## CHALLENGE:
Extract the whole listing as it stands. Do not include the pictures.

• • • • • • •

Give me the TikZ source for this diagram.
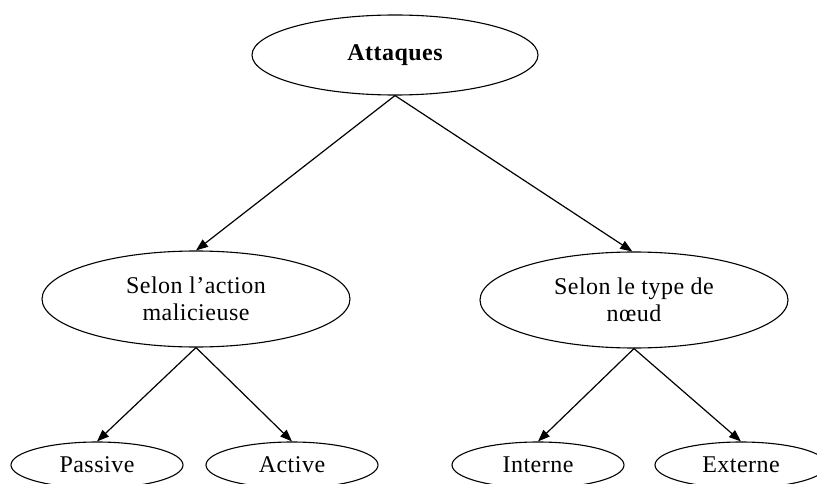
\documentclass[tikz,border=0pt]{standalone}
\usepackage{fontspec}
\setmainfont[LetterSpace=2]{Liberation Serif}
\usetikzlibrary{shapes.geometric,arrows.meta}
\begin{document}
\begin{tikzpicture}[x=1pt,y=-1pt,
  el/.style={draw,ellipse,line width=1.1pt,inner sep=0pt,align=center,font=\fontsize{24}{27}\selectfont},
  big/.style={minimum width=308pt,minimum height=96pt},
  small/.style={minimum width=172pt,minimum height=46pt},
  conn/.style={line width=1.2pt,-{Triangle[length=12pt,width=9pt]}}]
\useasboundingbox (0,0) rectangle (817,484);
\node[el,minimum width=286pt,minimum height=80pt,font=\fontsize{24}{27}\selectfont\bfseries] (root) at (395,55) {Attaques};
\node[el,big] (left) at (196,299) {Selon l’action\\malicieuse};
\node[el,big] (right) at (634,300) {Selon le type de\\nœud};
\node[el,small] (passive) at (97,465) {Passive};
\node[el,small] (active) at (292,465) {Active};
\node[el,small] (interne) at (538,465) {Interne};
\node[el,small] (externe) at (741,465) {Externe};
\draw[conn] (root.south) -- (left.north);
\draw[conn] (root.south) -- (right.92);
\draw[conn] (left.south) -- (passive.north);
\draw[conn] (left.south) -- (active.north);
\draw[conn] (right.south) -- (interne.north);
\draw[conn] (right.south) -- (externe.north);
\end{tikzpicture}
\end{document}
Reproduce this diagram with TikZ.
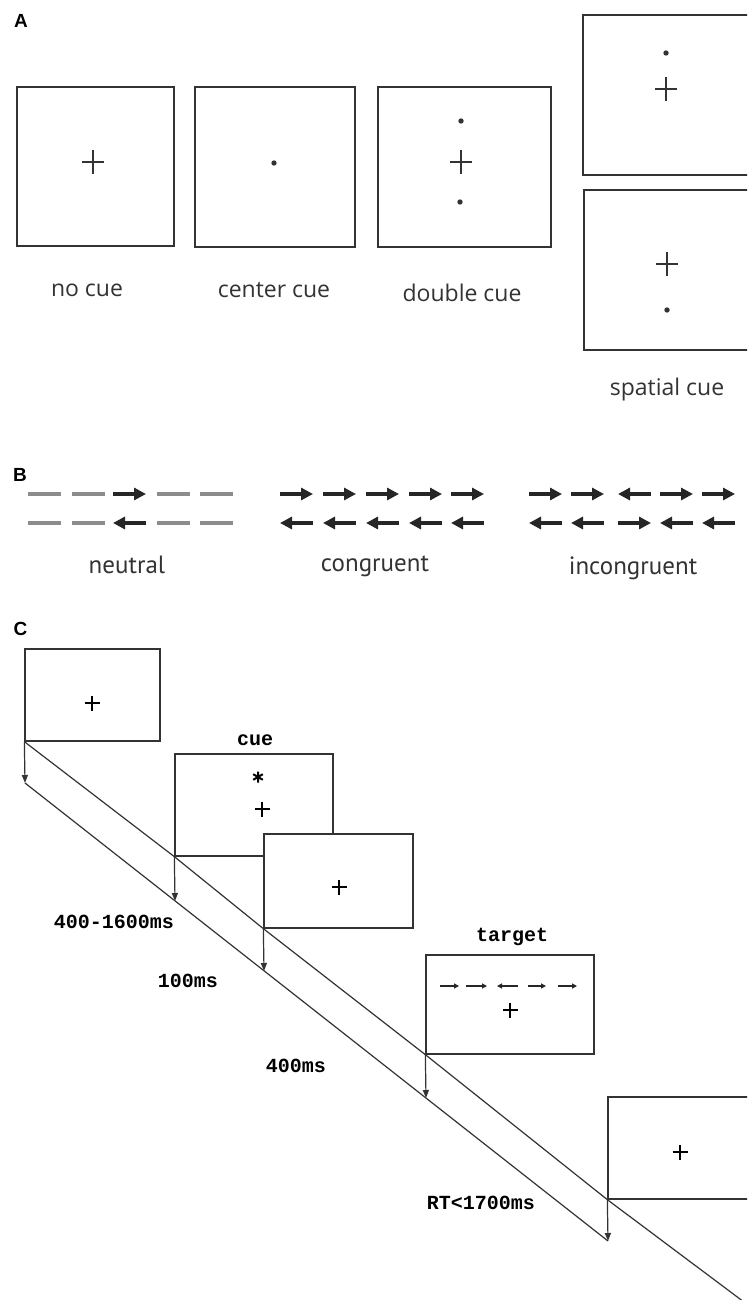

• • • • • • •

## EXPECTED ANSWER:
Give me the TikZ source for this diagram.
\documentclass[tikz,border=0pt]{standalone}
\usepackage{fontspec}
\setmainfont[LetterSpace=2]{Liberation Serif}
\usetikzlibrary{shapes.geometric,arrows.meta}
\begin{document}
\begin{tikzpicture}[x=1pt,y=-1pt,
  el/.style={draw,ellipse,line width=1.1pt,inner sep=0pt,align=center,font=\fontsize{24}{27}\selectfont},
  big/.style={minimum width=308pt,minimum height=96pt},
  small/.style={minimum width=172pt,minimum height=46pt},
  conn/.style={line width=1.2pt,-{Triangle[length=12pt,width=9pt]}}]
\useasboundingbox (0,0) rectangle (817,484);
\node[el,minimum width=286pt,minimum height=80pt,font=\fontsize{24}{27}\selectfont\bfseries] (root) at (395,55) {Attaques};
\node[el,big] (left) at (196,299) {Selon l’action\\malicieuse};
\node[el,big] (right) at (634,300) {Selon le type de\\nœud};
\node[el,small] (passive) at (97,465) {Passive};
\node[el,small] (active) at (292,465) {Active};
\node[el,small] (interne) at (538,465) {Interne};
\node[el,small] (externe) at (741,465) {Externe};
\draw[conn] (root.south) -- (left.north);
\draw[conn] (root.south) -- (right.92);
\draw[conn] (left.south) -- (passive.north);
\draw[conn] (left.south) -- (active.north);
\draw[conn] (right.south) -- (interne.north);
\draw[conn] (right.south) -- (externe.north);
\end{tikzpicture}
\end{document}
Reproduce this diagram with TikZ.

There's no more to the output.